Your goal
Omit all images, then return the remaining material exactly as it stands.

Start of Data shown

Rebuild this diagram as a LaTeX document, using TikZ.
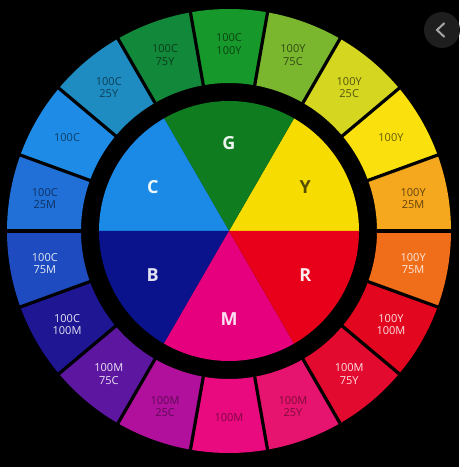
\documentclass[tikz,border=0pt]{standalone}
\usepackage{fontspec}
\setmainfont{Open Sans}
\definecolor{yM25}{RGB}{245,168,30}
\definecolor{yFull}{RGB}{250,224,12}
\definecolor{yC25}{RGB}{212,214,32}
\definecolor{yC75}{RGB}{122,182,46}
\definecolor{cY100}{RGB}{22,152,42}
\definecolor{cY75}{RGB}{18,136,58}
\definecolor{cY25}{RGB}{30,140,192}
\definecolor{cFull}{RGB}{30,140,230}
\definecolor{cM25}{RGB}{32,112,216}
\definecolor{cM75}{RGB}{30,76,192}
\definecolor{cM100}{RGB}{30,22,146}
\definecolor{mC75}{RGB}{92,22,160}
\definecolor{mC25}{RGB}{176,16,156}
\definecolor{mFull}{RGB}{232,10,126}
\definecolor{mY25}{RGB}{230,20,110}
\definecolor{mY75}{RGB}{226,10,46}
\definecolor{yM100}{RGB}{226,6,30}
\definecolor{yM75}{RGB}{240,110,26}
\definecolor{Ysec}{RGB}{246,220,0}
\definecolor{Gsec}{RGB}{16,124,32}
\definecolor{Csec}{RGB}{26,138,230}
\definecolor{Bsec}{RGB}{10,18,140}
\definecolor{Msec}{RGB}{230,0,126}
\definecolor{Rsec}{RGB}{232,0,26}
\definecolor{btn}{RGB}{30,30,30}
\tikzset{
  ringlabel/.style={font=\fontsize{11}{12.5}\selectfont, align=center, inner sep=0pt},
  seclabel/.style={font=\fontsize{18}{18}\selectfont\bfseries, inner sep=0pt},
  divider/.style={black, line width=3.2pt},
  backbtn/.style={circle, fill=btn, minimum size=36pt, inner sep=0pt}
}
\begin{document}
\begin{tikzpicture}[x=1pt, y=1pt]
  \fill[black] (0,0) rectangle (459,467);
  \useasboundingbox (0,0) rectangle (459,467);
  \begin{scope}[shift={(229,236)}]
    \foreach \a/\col/\txt/\lbl [count=\i] in {
        0/yM25/yM25!40!black/{100Y\\25M}, 20/yFull/yFull!40!black/{100Y},
        40/yC25/yC25!40!black/{100Y\\25C}, 60/yC75/yC75!40!black/{100Y\\75C},
        80/cY100/cY100!45!black/{100C\\100Y}, 100/cY75/cY75!45!black/{100C\\75Y},
        120/cY25/cY25!45!black/{100C\\25Y}, 140/cFull/cFull!45!black/{100C},
        160/cM25/cM25!45!black/{100C\\25M}, 180/cM75/white!88!cM75/{100C\\75M},
        200/cM100/white!88!cM100/{100C\\100M}, 220/mC75/white!88!mC75/{100M\\75C},
        240/mC25/mC25!55!black/{100M\\25C}, 260/mFull/mFull!55!black/{100M},
        280/mY25/mY25!55!black/{100M\\25Y}, 300/mY75/white!88!mY75/{100M\\75Y},
        320/yM100/white!88!yM100/{100Y\\100M}, 340/yM75/white!85!yM75/{100Y\\75M}} {
      \fill[\col] (\a:148) arc[start angle=\a, delta angle=20, radius=148]
        -- ({\a+20}:222) arc[start angle={\a+20}, delta angle=-20, radius=222] -- cycle;
      \node[ringlabel, text=\txt] (seg\i) at ({\a+10}:187) {\lbl};
    }
    \foreach \a in {0,20,...,340}
      \draw[divider] (\a:144) -- (\a:226);
    \foreach \a/\col/\txt/\lbl in {0/Ysec/Ysec!35!black/Y, 60/Gsec/white!92!Gsec/G,
        120/Csec/white!92!Csec/C, 180/Bsec/white!88!Bsec/B,
        240/Msec/white!88!Msec/M, 300/Rsec/white!92!Rsec/R} {
      \fill[\col] (0,0) -- (\a:130) arc[start angle=\a, delta angle=60, radius=130] -- cycle;
      \node[seclabel, text=\txt] (\lbl) at ({\a+30}:88) {\lbl};
    }
  \end{scope}
  \node[backbtn] (back) at (442,437) {};
  \draw[gray!70, line width=2pt] ([xshift=2.5pt, yshift=7pt]back.center)
    -- ([xshift=-5pt]back.center) -- ([xshift=2.5pt, yshift=-7pt]back.center);
\end{tikzpicture}
\end{document}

End of Data shown

Final result
Rebuild this diagram as a LaTeX document, using TikZ.
\documentclass[tikz,border=0pt]{standalone}
\usepackage{fontspec}
\setmainfont{Open Sans}
\definecolor{yM25}{RGB}{245,168,30}
\definecolor{yFull}{RGB}{250,224,12}
\definecolor{yC25}{RGB}{212,214,32}
\definecolor{yC75}{RGB}{122,182,46}
\definecolor{cY100}{RGB}{22,152,42}
\definecolor{cY75}{RGB}{18,136,58}
\definecolor{cY25}{RGB}{30,140,192}
\definecolor{cFull}{RGB}{30,140,230}
\definecolor{cM25}{RGB}{32,112,216}
\definecolor{cM75}{RGB}{30,76,192}
\definecolor{cM100}{RGB}{30,22,146}
\definecolor{mC75}{RGB}{92,22,160}
\definecolor{mC25}{RGB}{176,16,156}
\definecolor{mFull}{RGB}{232,10,126}
\definecolor{mY25}{RGB}{230,20,110}
\definecolor{mY75}{RGB}{226,10,46}
\definecolor{yM100}{RGB}{226,6,30}
\definecolor{yM75}{RGB}{240,110,26}
\definecolor{Ysec}{RGB}{246,220,0}
\definecolor{Gsec}{RGB}{16,124,32}
\definecolor{Csec}{RGB}{26,138,230}
\definecolor{Bsec}{RGB}{10,18,140}
\definecolor{Msec}{RGB}{230,0,126}
\definecolor{Rsec}{RGB}{232,0,26}
\definecolor{btn}{RGB}{30,30,30}
\tikzset{
  ringlabel/.style={font=\fontsize{11}{12.5}\selectfont, align=center, inner sep=0pt},
  seclabel/.style={font=\fontsize{18}{18}\selectfont\bfseries, inner sep=0pt},
  divider/.style={black, line width=3.2pt},
  backbtn/.style={circle, fill=btn, minimum size=36pt, inner sep=0pt}
}
\begin{document}
\begin{tikzpicture}[x=1pt, y=1pt]
  \fill[black] (0,0) rectangle (459,467);
  \useasboundingbox (0,0) rectangle (459,467);
  \begin{scope}[shift={(229,236)}]
    \foreach \a/\col/\txt/\lbl [count=\i] in {
        0/yM25/yM25!40!black/{100Y\\25M}, 20/yFull/yFull!40!black/{100Y},
        40/yC25/yC25!40!black/{100Y\\25C}, 60/yC75/yC75!40!black/{100Y\\75C},
        80/cY100/cY100!45!black/{100C\\100Y}, 100/cY75/cY75!45!black/{100C\\75Y},
        120/cY25/cY25!45!black/{100C\\25Y}, 140/cFull/cFull!45!black/{100C},
        160/cM25/cM25!45!black/{100C\\25M}, 180/cM75/white!88!cM75/{100C\\75M},
        200/cM100/white!88!cM100/{100C\\100M}, 220/mC75/white!88!mC75/{100M\\75C},
        240/mC25/mC25!55!black/{100M\\25C}, 260/mFull/mFull!55!black/{100M},
        280/mY25/mY25!55!black/{100M\\25Y}, 300/mY75/white!88!mY75/{100M\\75Y},
        320/yM100/white!88!yM100/{100Y\\100M}, 340/yM75/white!85!yM75/{100Y\\75M}} {
      \fill[\col] (\a:148) arc[start angle=\a, delta angle=20, radius=148]
        -- ({\a+20}:222) arc[start angle={\a+20}, delta angle=-20, radius=222] -- cycle;
      \node[ringlabel, text=\txt] (seg\i) at ({\a+10}:187) {\lbl};
    }
    \foreach \a in {0,20,...,340}
      \draw[divider] (\a:144) -- (\a:226);
    \foreach \a/\col/\txt/\lbl in {0/Ysec/Ysec!35!black/Y, 60/Gsec/white!92!Gsec/G,
        120/Csec/white!92!Csec/C, 180/Bsec/white!88!Bsec/B,
        240/Msec/white!88!Msec/M, 300/Rsec/white!92!Rsec/R} {
      \fill[\col] (0,0) -- (\a:130) arc[start angle=\a, delta angle=60, radius=130] -- cycle;
      \node[seclabel, text=\txt] (\lbl) at ({\a+30}:88) {\lbl};
    }
  \end{scope}
  \node[backbtn] (back) at (442,437) {};
  \draw[gray!70, line width=2pt] ([xshift=2.5pt, yshift=7pt]back.center)
    -- ([xshift=-5pt]back.center) -- ([xshift=2.5pt, yshift=-7pt]back.center);
\end{tikzpicture}
\end{document}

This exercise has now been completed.